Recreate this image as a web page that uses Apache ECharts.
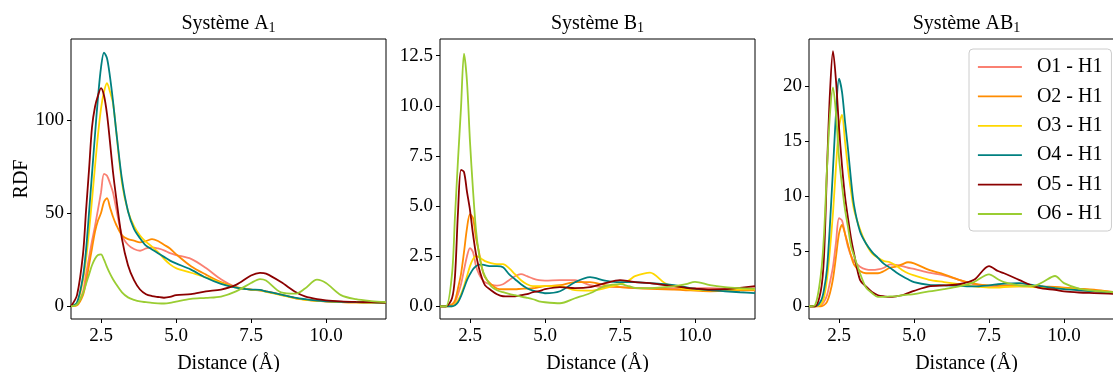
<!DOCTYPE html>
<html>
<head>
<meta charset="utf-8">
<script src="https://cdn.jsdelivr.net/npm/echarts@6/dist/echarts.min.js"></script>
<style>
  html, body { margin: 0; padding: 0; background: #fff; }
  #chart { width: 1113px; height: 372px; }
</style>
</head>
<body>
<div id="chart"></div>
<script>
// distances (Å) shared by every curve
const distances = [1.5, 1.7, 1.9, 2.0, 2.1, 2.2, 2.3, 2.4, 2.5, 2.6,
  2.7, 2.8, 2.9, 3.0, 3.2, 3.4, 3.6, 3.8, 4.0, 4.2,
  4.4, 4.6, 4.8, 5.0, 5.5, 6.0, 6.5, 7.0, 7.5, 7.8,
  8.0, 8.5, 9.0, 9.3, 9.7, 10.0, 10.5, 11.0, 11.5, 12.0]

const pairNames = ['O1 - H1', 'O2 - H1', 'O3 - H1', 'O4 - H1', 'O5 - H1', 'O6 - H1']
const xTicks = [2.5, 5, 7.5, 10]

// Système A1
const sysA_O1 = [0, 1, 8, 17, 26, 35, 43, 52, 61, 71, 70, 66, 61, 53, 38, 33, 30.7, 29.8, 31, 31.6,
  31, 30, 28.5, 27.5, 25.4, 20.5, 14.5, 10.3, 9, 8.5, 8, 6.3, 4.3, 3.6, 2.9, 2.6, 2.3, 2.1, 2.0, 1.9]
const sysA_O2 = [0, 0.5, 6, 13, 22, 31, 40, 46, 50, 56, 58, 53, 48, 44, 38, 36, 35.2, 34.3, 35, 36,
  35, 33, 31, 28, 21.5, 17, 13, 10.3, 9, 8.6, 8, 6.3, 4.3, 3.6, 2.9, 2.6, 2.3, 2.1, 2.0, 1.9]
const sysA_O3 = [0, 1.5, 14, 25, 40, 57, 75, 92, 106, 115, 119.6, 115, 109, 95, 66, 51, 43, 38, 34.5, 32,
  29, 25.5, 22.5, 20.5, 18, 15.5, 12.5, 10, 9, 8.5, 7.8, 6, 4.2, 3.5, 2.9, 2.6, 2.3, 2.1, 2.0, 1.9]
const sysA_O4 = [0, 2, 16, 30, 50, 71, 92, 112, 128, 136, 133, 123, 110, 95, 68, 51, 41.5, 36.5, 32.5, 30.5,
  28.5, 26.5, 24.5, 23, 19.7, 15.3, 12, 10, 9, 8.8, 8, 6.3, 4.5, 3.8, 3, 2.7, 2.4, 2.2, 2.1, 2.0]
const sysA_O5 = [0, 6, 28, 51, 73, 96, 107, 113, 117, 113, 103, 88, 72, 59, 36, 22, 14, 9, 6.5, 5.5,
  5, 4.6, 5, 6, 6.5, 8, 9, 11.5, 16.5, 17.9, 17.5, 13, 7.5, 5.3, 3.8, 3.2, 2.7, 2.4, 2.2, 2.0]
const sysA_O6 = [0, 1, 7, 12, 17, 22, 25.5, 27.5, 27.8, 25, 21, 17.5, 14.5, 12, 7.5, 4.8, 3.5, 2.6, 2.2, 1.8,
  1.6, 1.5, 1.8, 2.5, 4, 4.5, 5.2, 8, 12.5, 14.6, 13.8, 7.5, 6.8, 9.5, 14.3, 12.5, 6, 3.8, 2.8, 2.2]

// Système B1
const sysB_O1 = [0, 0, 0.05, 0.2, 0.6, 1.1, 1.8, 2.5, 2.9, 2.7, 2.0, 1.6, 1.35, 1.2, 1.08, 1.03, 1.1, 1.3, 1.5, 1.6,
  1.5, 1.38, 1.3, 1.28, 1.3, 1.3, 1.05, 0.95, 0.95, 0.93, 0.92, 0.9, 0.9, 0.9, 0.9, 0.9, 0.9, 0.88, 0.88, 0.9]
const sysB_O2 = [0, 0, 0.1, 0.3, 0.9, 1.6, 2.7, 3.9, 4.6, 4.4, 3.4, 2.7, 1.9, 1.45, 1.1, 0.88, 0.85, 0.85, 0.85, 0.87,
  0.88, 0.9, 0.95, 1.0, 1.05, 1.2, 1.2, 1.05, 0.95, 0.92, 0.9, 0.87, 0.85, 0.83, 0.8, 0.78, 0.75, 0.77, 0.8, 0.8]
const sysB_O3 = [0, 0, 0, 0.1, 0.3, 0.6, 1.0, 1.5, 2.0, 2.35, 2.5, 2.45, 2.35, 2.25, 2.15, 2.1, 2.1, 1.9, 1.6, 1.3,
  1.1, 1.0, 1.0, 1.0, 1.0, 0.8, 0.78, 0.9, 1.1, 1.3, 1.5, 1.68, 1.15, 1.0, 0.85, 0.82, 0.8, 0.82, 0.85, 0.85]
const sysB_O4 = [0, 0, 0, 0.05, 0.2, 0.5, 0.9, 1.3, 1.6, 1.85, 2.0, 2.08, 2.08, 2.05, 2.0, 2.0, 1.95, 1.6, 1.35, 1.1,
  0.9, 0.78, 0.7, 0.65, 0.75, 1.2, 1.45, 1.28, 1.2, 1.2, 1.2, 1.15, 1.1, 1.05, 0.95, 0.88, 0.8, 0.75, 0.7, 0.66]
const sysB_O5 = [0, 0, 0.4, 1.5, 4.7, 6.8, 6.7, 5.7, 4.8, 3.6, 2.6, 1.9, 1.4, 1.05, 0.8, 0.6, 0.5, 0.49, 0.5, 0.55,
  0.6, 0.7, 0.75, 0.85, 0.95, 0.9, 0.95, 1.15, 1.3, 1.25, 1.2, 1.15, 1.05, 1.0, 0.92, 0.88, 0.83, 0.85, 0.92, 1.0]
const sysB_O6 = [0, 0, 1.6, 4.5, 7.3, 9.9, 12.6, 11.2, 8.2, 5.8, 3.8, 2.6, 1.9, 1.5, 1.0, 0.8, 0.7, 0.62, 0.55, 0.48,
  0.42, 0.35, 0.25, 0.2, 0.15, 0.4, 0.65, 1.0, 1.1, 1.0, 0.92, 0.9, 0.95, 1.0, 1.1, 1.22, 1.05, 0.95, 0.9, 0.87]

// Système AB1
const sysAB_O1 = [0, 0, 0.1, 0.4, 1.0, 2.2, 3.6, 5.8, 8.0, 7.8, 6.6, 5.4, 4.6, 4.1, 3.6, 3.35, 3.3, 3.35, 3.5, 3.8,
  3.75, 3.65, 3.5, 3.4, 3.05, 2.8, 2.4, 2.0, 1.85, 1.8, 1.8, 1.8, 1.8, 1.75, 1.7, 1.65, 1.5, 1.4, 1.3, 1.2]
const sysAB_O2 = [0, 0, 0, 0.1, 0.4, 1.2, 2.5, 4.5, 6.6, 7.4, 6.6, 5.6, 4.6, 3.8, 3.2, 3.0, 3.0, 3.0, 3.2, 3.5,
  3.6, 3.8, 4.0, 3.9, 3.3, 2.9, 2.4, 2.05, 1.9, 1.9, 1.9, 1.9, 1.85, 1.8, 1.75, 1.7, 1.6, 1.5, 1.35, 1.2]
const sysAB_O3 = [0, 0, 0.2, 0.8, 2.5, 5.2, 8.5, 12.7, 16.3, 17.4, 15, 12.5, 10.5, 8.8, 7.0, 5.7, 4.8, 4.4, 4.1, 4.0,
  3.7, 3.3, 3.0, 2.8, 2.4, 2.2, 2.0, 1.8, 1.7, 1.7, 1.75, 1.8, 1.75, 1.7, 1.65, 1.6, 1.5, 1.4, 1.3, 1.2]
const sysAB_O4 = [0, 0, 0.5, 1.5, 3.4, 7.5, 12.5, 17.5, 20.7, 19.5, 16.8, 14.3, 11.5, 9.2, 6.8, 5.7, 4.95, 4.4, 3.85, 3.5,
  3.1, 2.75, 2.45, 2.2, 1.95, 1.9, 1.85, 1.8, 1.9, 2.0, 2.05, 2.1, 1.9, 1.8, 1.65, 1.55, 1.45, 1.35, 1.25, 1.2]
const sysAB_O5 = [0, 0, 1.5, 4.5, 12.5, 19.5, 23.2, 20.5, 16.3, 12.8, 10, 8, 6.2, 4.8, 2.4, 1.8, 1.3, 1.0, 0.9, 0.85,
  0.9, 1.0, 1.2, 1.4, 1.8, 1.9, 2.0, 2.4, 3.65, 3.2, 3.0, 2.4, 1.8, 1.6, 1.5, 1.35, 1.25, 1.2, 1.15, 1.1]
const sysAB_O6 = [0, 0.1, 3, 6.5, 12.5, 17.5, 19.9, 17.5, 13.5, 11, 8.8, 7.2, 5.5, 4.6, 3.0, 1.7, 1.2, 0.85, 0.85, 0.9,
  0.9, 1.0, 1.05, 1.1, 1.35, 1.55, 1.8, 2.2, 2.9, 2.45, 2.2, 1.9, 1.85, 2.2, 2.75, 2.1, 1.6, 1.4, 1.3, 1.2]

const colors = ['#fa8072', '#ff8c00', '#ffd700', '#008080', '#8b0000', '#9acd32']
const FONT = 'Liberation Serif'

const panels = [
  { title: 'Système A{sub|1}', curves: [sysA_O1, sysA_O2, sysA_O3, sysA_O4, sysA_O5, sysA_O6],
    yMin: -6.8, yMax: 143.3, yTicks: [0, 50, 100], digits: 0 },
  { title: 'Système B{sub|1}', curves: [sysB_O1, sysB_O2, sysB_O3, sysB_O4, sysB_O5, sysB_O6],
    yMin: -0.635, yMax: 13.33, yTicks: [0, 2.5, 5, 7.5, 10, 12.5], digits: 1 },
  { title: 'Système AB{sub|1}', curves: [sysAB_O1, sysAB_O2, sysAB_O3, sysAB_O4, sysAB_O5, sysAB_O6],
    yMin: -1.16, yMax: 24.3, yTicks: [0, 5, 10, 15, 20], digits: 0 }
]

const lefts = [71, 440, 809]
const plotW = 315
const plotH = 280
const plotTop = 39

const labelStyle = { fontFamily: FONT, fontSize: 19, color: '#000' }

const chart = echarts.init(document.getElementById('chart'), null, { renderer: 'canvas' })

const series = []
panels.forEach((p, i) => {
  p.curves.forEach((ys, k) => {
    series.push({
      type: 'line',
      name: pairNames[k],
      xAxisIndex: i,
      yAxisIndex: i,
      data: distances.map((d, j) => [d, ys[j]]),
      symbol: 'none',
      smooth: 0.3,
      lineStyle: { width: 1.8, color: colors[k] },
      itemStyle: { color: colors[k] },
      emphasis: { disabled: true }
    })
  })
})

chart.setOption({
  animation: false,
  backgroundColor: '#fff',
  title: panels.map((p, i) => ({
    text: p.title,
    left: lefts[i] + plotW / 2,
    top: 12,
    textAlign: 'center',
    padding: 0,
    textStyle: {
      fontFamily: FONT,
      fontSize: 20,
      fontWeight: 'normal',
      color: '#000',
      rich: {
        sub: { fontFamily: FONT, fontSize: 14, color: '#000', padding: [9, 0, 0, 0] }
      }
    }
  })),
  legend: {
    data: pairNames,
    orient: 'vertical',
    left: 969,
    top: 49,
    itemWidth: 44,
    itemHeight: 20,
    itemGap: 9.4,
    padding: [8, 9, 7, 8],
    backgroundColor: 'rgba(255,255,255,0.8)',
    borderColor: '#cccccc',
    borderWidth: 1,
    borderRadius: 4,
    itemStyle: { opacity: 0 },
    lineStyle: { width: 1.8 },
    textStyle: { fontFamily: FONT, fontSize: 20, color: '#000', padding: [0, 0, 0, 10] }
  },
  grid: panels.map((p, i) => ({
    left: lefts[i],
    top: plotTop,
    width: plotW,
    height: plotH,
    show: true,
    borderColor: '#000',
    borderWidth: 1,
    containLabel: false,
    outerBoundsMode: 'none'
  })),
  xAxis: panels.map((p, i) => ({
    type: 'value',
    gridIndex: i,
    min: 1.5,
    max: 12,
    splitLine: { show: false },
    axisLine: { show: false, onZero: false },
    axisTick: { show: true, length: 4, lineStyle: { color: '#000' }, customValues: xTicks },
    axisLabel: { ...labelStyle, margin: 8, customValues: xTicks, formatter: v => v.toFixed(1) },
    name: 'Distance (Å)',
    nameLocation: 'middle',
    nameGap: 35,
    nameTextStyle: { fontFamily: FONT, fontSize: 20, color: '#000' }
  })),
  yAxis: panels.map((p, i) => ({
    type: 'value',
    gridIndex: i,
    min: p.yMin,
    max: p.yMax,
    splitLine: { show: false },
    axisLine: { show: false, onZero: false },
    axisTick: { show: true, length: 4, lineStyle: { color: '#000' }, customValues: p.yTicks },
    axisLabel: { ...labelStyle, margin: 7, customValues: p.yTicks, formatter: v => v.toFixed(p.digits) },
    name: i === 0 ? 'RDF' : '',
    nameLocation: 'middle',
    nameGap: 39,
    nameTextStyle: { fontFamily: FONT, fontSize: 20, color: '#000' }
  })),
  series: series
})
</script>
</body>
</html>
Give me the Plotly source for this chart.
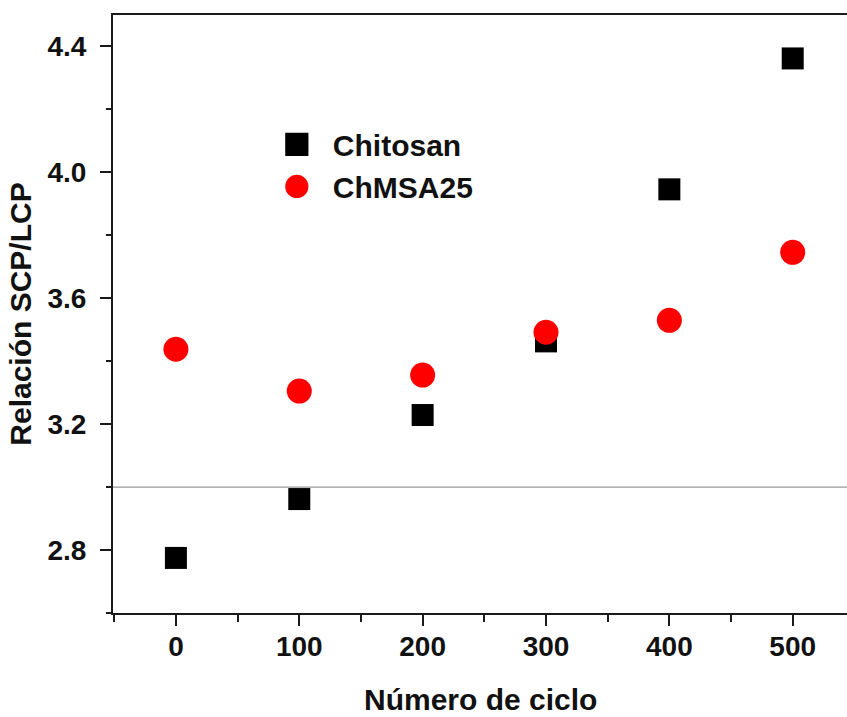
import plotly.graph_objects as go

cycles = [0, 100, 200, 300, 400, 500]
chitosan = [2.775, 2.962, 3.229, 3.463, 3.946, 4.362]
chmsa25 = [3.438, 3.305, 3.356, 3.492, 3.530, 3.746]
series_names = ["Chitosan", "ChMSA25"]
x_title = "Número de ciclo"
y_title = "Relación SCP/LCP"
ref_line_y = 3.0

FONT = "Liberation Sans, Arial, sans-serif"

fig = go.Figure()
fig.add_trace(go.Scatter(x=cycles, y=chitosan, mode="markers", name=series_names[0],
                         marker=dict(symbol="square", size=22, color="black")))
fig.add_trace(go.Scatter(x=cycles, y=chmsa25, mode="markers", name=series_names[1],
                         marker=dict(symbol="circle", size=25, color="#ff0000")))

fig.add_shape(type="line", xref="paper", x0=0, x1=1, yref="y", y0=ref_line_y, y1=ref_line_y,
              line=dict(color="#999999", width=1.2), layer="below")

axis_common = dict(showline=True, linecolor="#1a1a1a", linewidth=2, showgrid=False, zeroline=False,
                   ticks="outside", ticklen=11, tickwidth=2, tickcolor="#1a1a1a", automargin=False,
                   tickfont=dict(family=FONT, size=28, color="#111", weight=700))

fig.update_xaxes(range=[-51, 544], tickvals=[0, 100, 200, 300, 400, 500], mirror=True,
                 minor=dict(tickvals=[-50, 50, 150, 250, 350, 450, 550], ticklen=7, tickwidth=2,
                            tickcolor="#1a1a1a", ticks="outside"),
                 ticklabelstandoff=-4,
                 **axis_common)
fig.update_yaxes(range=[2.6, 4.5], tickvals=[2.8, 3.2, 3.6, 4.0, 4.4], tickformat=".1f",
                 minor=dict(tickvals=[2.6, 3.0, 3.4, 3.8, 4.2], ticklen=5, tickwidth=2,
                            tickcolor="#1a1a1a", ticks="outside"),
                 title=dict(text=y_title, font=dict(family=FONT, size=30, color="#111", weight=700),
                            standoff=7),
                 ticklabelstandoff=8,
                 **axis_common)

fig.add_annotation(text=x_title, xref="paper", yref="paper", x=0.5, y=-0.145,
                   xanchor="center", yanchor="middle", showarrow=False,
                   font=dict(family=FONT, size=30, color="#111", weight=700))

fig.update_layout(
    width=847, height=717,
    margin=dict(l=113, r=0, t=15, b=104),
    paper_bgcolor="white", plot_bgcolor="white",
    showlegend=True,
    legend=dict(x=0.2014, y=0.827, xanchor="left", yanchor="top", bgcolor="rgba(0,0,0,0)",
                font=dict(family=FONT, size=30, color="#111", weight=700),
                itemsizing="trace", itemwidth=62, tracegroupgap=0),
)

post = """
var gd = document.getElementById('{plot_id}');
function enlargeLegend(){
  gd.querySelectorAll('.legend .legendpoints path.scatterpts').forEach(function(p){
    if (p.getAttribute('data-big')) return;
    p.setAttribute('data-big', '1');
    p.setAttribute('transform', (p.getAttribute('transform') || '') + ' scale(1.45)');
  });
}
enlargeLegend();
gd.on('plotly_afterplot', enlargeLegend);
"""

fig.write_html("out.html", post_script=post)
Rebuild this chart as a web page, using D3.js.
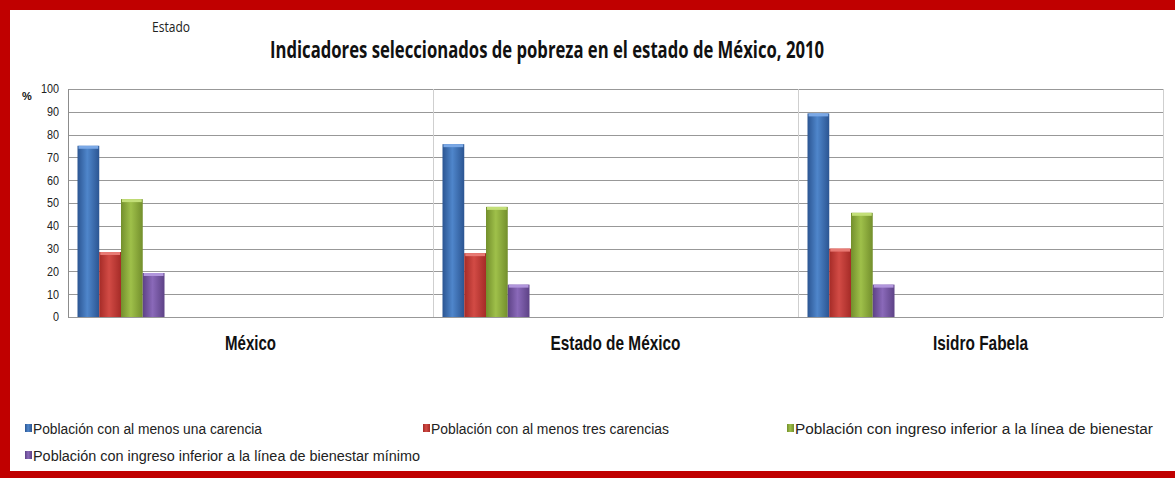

____

Return all the lines that contain the string "page".

Recreate this image as a web page that uses Apache ECharts.
Rebuild this chart as a web page, using D3.js.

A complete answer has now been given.